Data lines –
╭──
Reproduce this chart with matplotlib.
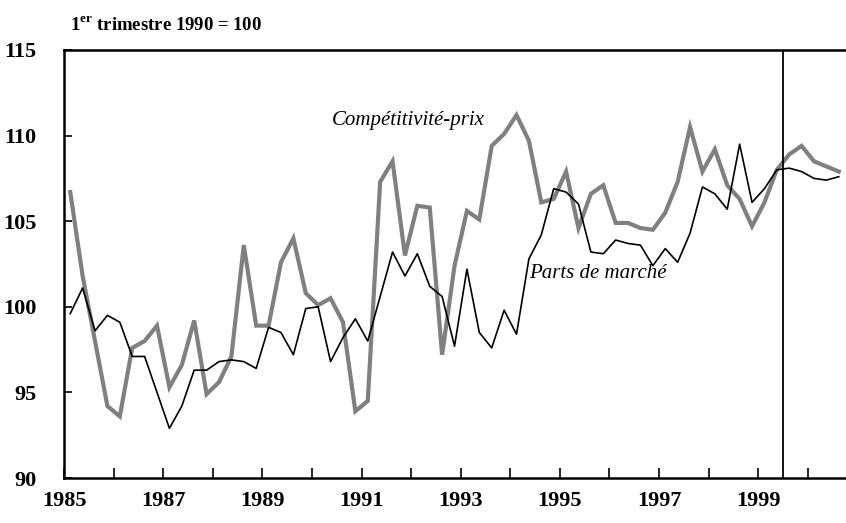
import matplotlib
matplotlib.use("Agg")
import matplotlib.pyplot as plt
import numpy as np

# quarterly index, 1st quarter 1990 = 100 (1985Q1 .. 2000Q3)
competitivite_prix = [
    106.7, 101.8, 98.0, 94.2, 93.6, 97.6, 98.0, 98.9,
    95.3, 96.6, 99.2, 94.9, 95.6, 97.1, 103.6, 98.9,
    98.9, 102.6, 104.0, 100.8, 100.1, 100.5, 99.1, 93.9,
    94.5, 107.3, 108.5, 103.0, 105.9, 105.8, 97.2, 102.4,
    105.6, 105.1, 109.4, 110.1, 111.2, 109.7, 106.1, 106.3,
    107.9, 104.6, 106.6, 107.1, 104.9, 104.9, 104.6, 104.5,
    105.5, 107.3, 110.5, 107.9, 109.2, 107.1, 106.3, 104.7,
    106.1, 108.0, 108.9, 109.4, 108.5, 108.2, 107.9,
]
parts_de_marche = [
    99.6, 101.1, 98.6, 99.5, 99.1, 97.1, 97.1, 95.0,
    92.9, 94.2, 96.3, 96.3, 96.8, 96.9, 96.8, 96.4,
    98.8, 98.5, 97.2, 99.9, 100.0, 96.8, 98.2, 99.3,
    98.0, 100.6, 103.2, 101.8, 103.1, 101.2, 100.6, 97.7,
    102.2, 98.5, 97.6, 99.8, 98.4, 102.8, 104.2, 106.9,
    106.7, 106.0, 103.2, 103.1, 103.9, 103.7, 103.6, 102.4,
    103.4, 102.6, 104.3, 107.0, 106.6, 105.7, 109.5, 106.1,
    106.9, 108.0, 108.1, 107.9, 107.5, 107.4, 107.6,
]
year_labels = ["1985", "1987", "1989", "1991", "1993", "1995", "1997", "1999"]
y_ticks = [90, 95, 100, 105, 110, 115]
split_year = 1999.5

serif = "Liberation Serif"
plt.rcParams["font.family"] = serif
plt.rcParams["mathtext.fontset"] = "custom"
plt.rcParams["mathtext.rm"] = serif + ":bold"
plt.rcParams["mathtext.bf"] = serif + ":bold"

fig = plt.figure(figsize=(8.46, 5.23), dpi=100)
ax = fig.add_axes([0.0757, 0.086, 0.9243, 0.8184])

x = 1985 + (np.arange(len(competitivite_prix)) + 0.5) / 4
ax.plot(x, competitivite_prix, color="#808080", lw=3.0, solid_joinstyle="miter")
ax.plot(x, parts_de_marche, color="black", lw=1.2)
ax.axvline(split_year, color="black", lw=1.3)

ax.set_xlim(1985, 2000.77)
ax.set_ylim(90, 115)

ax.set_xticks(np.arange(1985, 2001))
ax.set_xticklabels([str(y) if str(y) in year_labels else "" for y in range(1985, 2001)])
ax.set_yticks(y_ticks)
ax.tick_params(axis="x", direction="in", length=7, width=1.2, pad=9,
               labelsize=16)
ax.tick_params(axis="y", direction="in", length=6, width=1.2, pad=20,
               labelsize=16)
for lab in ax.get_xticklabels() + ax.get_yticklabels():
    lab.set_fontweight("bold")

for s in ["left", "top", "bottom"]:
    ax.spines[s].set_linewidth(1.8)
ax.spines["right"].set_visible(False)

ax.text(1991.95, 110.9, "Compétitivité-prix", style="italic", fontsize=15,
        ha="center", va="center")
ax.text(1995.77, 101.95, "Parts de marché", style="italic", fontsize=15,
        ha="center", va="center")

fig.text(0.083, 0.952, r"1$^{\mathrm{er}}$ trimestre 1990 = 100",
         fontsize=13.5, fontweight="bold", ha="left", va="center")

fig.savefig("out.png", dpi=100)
╰──
Given instruction – Track down every line with the word "matplotlib" and copy it.

Output for this task –
Reproduce this chart with matplotlib.
import matplotlib
matplotlib.use("Agg")
import matplotlib.pyplot as plt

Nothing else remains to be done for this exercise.